The protagonist (whose name escapes me) is a college professor and disciple of Athena who is suddenly called upon to become the new stand in for Bacchus. Because Bacchus is dead. Since no one says no to the Gods, he does it. Though he does start to wonder how a God died. During an orgiastic festival in his honor, he sleeps with Aphrodite and pisses off Ares. So as he fights Ares, he finally learns what is up with the Gods.

I’ll just spoil it, since this book is kind of trash. The Greek Gods were actually immortal space criminals. Except for a few who had to be replaced. So the new Bacchus turns them in to the space authorities and frees Earth from their influence. The premise of this book is interesting, but what it actually is is garbage.

Tarzan of the Apes.
Edgar Rice Burroughs

There is a damn good reason that Tarzan has remained a part of pop culture for the more than 80 years since this book was written. This is one fine adventure. It draws heavily on Kipling and is full of pure nonsense, but it hit with the force and energy of a train. The whole thing is rarely, if ever believable. Still, it is hard not to get caught up in it anyway.

Tarzan’s story is the one that everyone knows. A family is marooned in Africa and after his mother as die; a tribe of apes adopts Tarzan. His life with them trains him to be superhumanly strong. After reaching adulthood, he chafes at the primitive society of the animals and luckily encounters another set of castaways, including his famous love Jane. This sets of a series of events that lead to Tarzan rejoining human society.

There is no excuse to have not read Tarzan. It is a short, quick read and is easily available since it is in the public domain. It is a thoroughly pleasant diversion.

The Return of Tarzan.
Edgar Rice Burroughs.

This is just more Tarzan. The first Tarzan was about a sadly abandoned boy growing up in the jungle and eventually returning to civilization. This second book simply contains his further adventures.

After he saw Jane betrothed to another man at the end of the first book, Tarzan returns to his friend in France, who sets him up with a job as a counter-spy for the French government. So Tarzan goes to Morocco and wrestles lions while pissing off some Russian spies. What follows is a series of betrayals, shipwrecks and lion wrestling that strains credulity. Even more so than the first book about a boy being raised by gorillas and teaching himself to read.

It is tough to ignore how much of the plot relies on absurd coincidence, but there is still some entertaining pulp adventure to be found here.

The Princess Bride
William Goldman

This is a re-read and the Princess Bride is one of my favorite novels. Also, I want to write a full post about this book and movie. So I am only going to give the merest review here. The Princess Bride novel has everything you love about the movie (and you love the movie because you aren’t a soulless monster, right?) plus more. It is simply slightly better than the movie in every way. And the movie is a classic. Read this.

The Once and Future King
T.H. White

This should be the centerpiece of this month’s book reviews but I can’t write it. Part of it has to do with the troubles I’ve had reading this book. (see here) I have been reading The Once and Future King off and on for nearly 6 years. So yes, the early parts are somewhat foggy in my memory. If any of it managed to sink in past the thoughts of the Disney version of the first book. The fogginess of the early parts makes it hard to say exactly how the themes fit together. And this book is all symbolism, theme and anachronism.

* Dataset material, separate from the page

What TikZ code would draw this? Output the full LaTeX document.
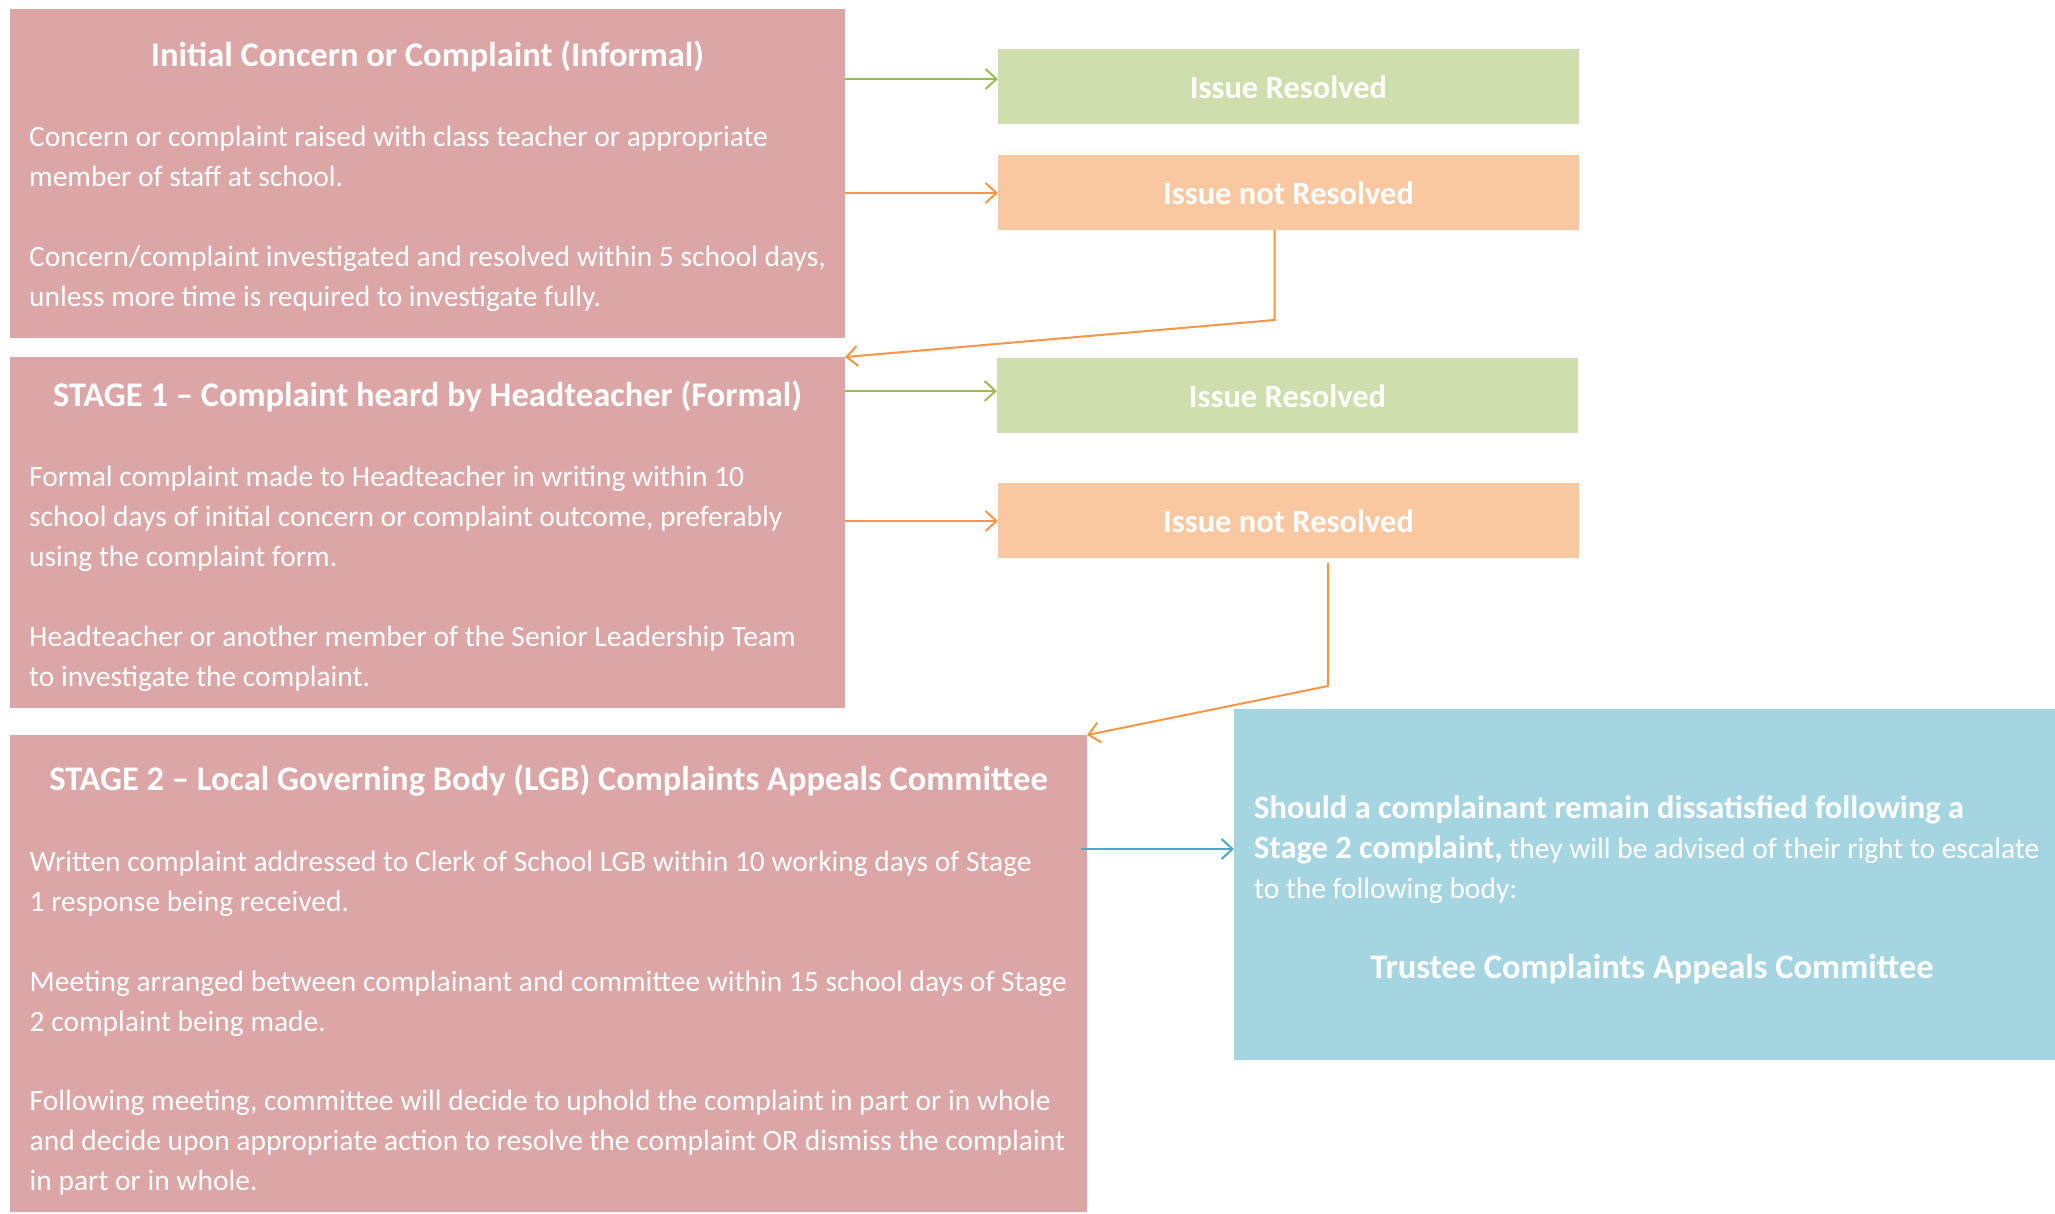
\documentclass[tikz,border=0pt]{standalone}
\usepackage{fontspec}
\setmainfont{Carlito}
\usetikzlibrary{arrows.meta,fit}
\definecolor{pinkbox}{HTML}{DDA6A6}
\definecolor{greenbox}{HTML}{CEDEAD}
\definecolor{orangebox}{HTML}{FAC8A0}
\definecolor{bluebox}{HTML}{A6D5E2}
\definecolor{greenline}{HTML}{9BBB59}
\definecolor{orangeline}{HTML}{F79646}
\definecolor{blueline}{HTML}{4BACC6}
\newcommand{\bodyfont}{\fontsize{29.5}{40}\selectfont}
\newcommand{\titlefont}{\fontsize{34.5}{40}\selectfont\bfseries}
\newcommand{\issuefont}{\fontsize{32.5}{40}\selectfont\bfseries}
\newcommand{\inbold}[1]{{\fontsize{32.5}{40}\selectfont\bfseries #1}}
\begin{document}
\begin{tikzpicture}[x=1pt,y=-1pt,
  panel/.style={inner sep=0pt, outer sep=0pt, draw=none, fill=#1},
  bodytext/.style={anchor=base west, align=left, inner sep=0pt, text=white, font=\bodyfont},
  titletext/.style={anchor=base, inner sep=0pt, text=white, font=\titlefont},
  issuetext/.style={anchor=base, inner sep=0pt, text=white, font=\issuefont},
  conn/.style={line width=2pt, draw=#1, -{Straight Barb[length=11pt,width=20pt,line width=2pt]}}
]
\useasboundingbox (0,0) rectangle (2055,1213);
\fill[white] (0,0) rectangle (2055,1213);

% panels
\node[panel=pinkbox, fit={(10,9) (845,338)}] (box1) {};
\node[panel=pinkbox, fit={(10,357) (845,708)}] (box2) {};
\node[panel=pinkbox, fit={(10,735) (1087,1212)}] (box3) {};
\node[panel=greenbox, fit={(998,49) (1579,124)}] (g1) {};
\node[panel=orangebox, fit={(998,155) (1579,230)}] (o1) {};
\node[panel=greenbox, fit={(997,358) (1578,433)}] (g2) {};
\node[panel=orangebox, fit={(998,483) (1579,558)}] (o2) {};
\node[panel=bluebox, fit={(1234,709) (2055,1060)}] (blue) {};

% box 1 texts (anchors at baseline of last line)
\node[titletext] (t1) at (427.5,66.7) {Initial Concern or Complaint (Informal)};
\node[bodytext] (b1a) at (29,186.5) {Concern or complaint raised with class teacher or appropriate\\member of staff at school.};
\node[bodytext] (b1b) at (29,306.5) {Concern/complaint investigated and resolved within 5 school days,\\unless more time is required to investigate fully.};

% box 2 texts
\node[titletext] (t2) at (427.5,406.7) {STAGE 1 -- Complaint heard by Headteacher (Formal)};
\node[bodytext] (b2a) at (29,566.7) {Formal complaint made to Headteacher in writing within 10\\school days of initial concern or complaint outcome, preferably\\using the complaint form.};
\node[bodytext] (b2b) at (29,686) {Headteacher or another member of the Senior Leadership Team\\to investigate the complaint.};

% box 3 texts
\node[titletext] (t3) at (548.5,790.7) {STAGE 2 -- Local Governing Body (LGB) Complaints Appeals Committee};
\node[bodytext] (b3a) at (29.5,911.7) {Written complaint addressed to Clerk of School LGB within 10 working days of Stage\\1 response being received.};
\node[bodytext] (b3b) at (29.5,1031.7) {Meeting arranged between complainant and committee within 15 school days of Stage\\2 complaint being made.};
\node[bodytext] (b3c) at (29.5,1190.7) {Following meeting, committee will decide to uphold the complaint in part or in whole\\and decide upon appropriate action to resolve the complaint OR dismiss the complaint\\in part or in whole.};

% outcome texts
\node[issuetext] (tg1) at ([yshift=-12]g1.center) {Issue Resolved};
\node[issuetext] (to1) at ([yshift=-12]o1.center) {Issue not Resolved};
\node[issuetext] (tg2) at ([yshift=-12]g2.center) {Issue Resolved};
\node[issuetext] (to2) at ([yshift=-12]o2.center) {Issue not Resolved};

% blue texts
\node[bodytext] (bl) at (1254,898) {\inbold{Should a complainant remain dissatisfied following a}\\\inbold{Stage 2 complaint,} they will be advised of their right to escalate\\to the following body:};
\node[titletext] (bt) at (1652,978) {Trustee Complaints Appeals Committee};

% connectors
\draw[conn=greenline] (box1.east |- 0,79) -- (g1.west |- 0,79);
\draw[conn=orangeline] (box1.east |- 0,193) -- (o1.west |- 0,193);
\coordinate (c1) at (1274.5,320);
\draw[conn=orangeline] (o1.south -| c1) -- (c1) -- (box2.north east);
\draw[conn=greenline] (box2.east |- 0,391) -- (g2.west |- 0,391);
\draw[conn=orangeline] (box2.east |- 0,521) -- (o2.west |- 0,521);
\coordinate (c2) at (1328,686);
\coordinate (c2s) at (1328,563);
\draw[conn=orangeline] (c2s) -- (c2) -- (box3.north east);
\draw[conn=blueline] (1081,849) -- (blue.west |- 0,849);
\end{tikzpicture}
\end{document}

It assumes the reader knows the story of King Arthur and Camelot and its fall. Which everyone does. Right? At least the gist of the story, about the triangle of Arthur, Lancelot and Guinevere. And of Mordred’s treachery. People should know it and if they don’t they should follow the advice of White and read Mallory. Instead of doing much in the way of recounting what happened. The Once and Future King tries to explain why the events were inevitable. So the first half of the book is about young Arthur and his education at the hands of Merlin. As well as about the early life of the Orkney clan, Gawaine, Gareth, Gaheris, Agrivaine and eventually Mordred. Then the second half is about Lancelot and his triumphs and failings. Then finally about the fall of Camelot.

Arthur’s problem is his inability to reconcile the concepts of ‘might’ and ‘right.’ He starts off fighting the idea that might makes right, but that eventually fails because he fights might with might. In the end, might must win. He tries other approaches of enforcing right and channeling might, but while he has a vision of how civilization is supposed to work, Arthur lacks the ability to realize this vision.

Knowing how this story ends makes it all the more tragic. Everyone, with the possible exceptions of Agrivaine and Mordred, tries to do what is right, but each and every one of them fails in some way. It ends with Arthur dying and/or heading for Avalon, but not before bestowing his vision on a young Thomas Malory and tasking future generations with trying to realize it. There is so much in this dense, dense work that I feel it needs greater focus than I can give it here. It is enough to say that everyone should read this.